I will not follow you into a perfect grave I will not stand here while you throw it all away but I'll keep hoping that you won't fall in all the way

My brother is an immature moron. And I say that with love. When you can't get along with your parents and they are just as f***ing stubborn as you are; don't think that you're going to win the war, let alone the god d*** battle. Thanks to the retardation of my brother, I don't know what I am going to do for food today. He decided that he can go out whenever he wants, drive where ever he wants, do whatever he wants and to hell with what his parents say. So...he successfully pissed our mother off and now we're not going to my grandparents' house for a BBQ. And if I go into the kitchen to make some food, that means I have to come into contact with my mother.
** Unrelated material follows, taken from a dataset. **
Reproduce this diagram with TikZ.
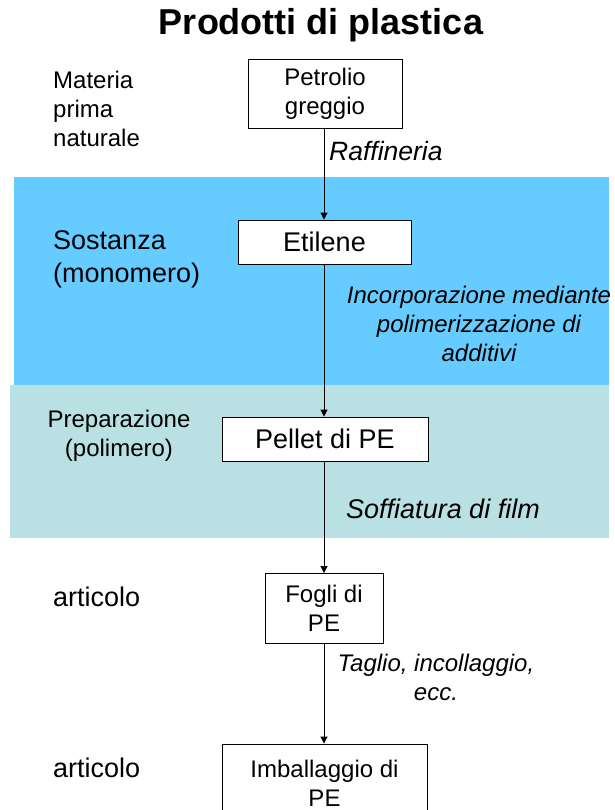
\documentclass[tikz,border=0pt]{standalone}
\usepackage{fontspec}
\setmainfont{Liberation Sans}
\usetikzlibrary{arrows.meta}
\definecolor{bandblue}{RGB}{102,204,255}
\definecolor{bandteal}{RGB}{185,224,227}
\begin{document}
\begin{tikzpicture}[x=1pt,y=-1pt,
  stepbox/.style={draw=black,line width=0.9pt,fill=white,inner sep=0pt,align=center,font=\fontsize{24}{29}\selectfont},
  bigbox/.style={stepbox,font=\fontsize{27}{32}\selectfont},
  lbl/.style={inner sep=0pt,align=left,anchor=west,font=\fontsize{24}{29}\selectfont},
  biglbl/.style={lbl,font=\fontsize{27}{33}\selectfont},
  proc/.style={inner sep=0pt,align=center,font=\fontsize{24}{29}\itshape\selectfont},
  arr/.style={line width=1pt,-{Triangle[length=7pt,width=7pt]}}]
\useasboundingbox (0,0) rectangle (614,810);
\clip (0,0) rectangle (614,810);
\fill[bandblue] (14,177) rectangle (609,385);
\fill[bandteal] (10,385) rectangle (609,538);
\node[font=\fontsize{36}{40}\bfseries\selectfont] (title) at (321,25) {Prodotti di plastica};
% boxes
\node[stepbox,minimum width=154pt,minimum height=69pt] (petrolio) at (325,94) {Petrolio\\greggio};
\node[bigbox,minimum width=173pt,minimum height=44pt] (etilene) at (324.5,242) {Etilene};
\node[bigbox,minimum width=206pt,minimum height=44pt] (pellet) at (325,439) {Pellet di PE};
\node[stepbox,minimum width=118pt,minimum height=70pt] (fogli) at (324,608.5) {Fogli di\\PE};
\node[stepbox,minimum width=205pt,minimum height=78pt] (imball) at (324.5,783) {Imballaggio di\\PE};
% arrows
\draw[arr] (petrolio.south -| fogli.north) -- (etilene.north -| fogli.north);
\draw[arr] (etilene.south -| fogli.north) -- (pellet.north -| fogli.north);
\draw[arr] (pellet.south -| fogli.north) -- (fogli.north);
\draw[arr] (fogli) -- (imball.north -| fogli.north);
% left labels
\node[lbl] (materia) at (53,109) {Materia\\prima\\naturale};
\node[biglbl] (sostanza) at (53,259) {Sostanza\\(monomero)};
\node[lbl,align=center,anchor=center] (prep) at (119,436) {Preparazione\\(polimero)};
\node[biglbl] (art1) at (53,597) {articolo};
\node[biglbl] (art2) at (53,768) {articolo};
% process labels
\node[proc,anchor=west,font=\fontsize{26.5}{30}\itshape\selectfont] (raff) at (329,151) {Raffineria};
\node[proc,font=\fontsize{24}{29}\itshape\selectfont] (incorp) at (479,324) {Incorporazione mediante\\polimerizzazione di\\additivi};
\node[proc,anchor=west,font=\fontsize{27}{30}\itshape\selectfont] (soff) at (346,509) {Soffiatura di film};
\node[proc] (taglio) at (436,677) {Taglio, incollaggio,\\ecc.};
\end{tikzpicture}
\end{document}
So not something that I want to do right now. I really don't want to endure the wrath of my psychotic mother, because even if you're not the one she's mad at, you still get a healthy dose of her anger when interacting with her. I cannot even understand anything that he does either because I am nothing like him. I would rather avoid confrontation than create it. If gas wasn't so damn expensive, I would just go out and drive around to avoid my family for the day. Maybe I'll take my youngest two brothers and we'll go over my grandparents' house without my mom and stepdad. Although...leaving my mom alone with my brother is probably a bad idea. She has a bad temper and so does he...and neither is very good at controlling it. They just act as catalysts for each other. My mother and brother could end up on the 6 o'clock news if left alone in their current states. And I'm not joking...that's the scary part.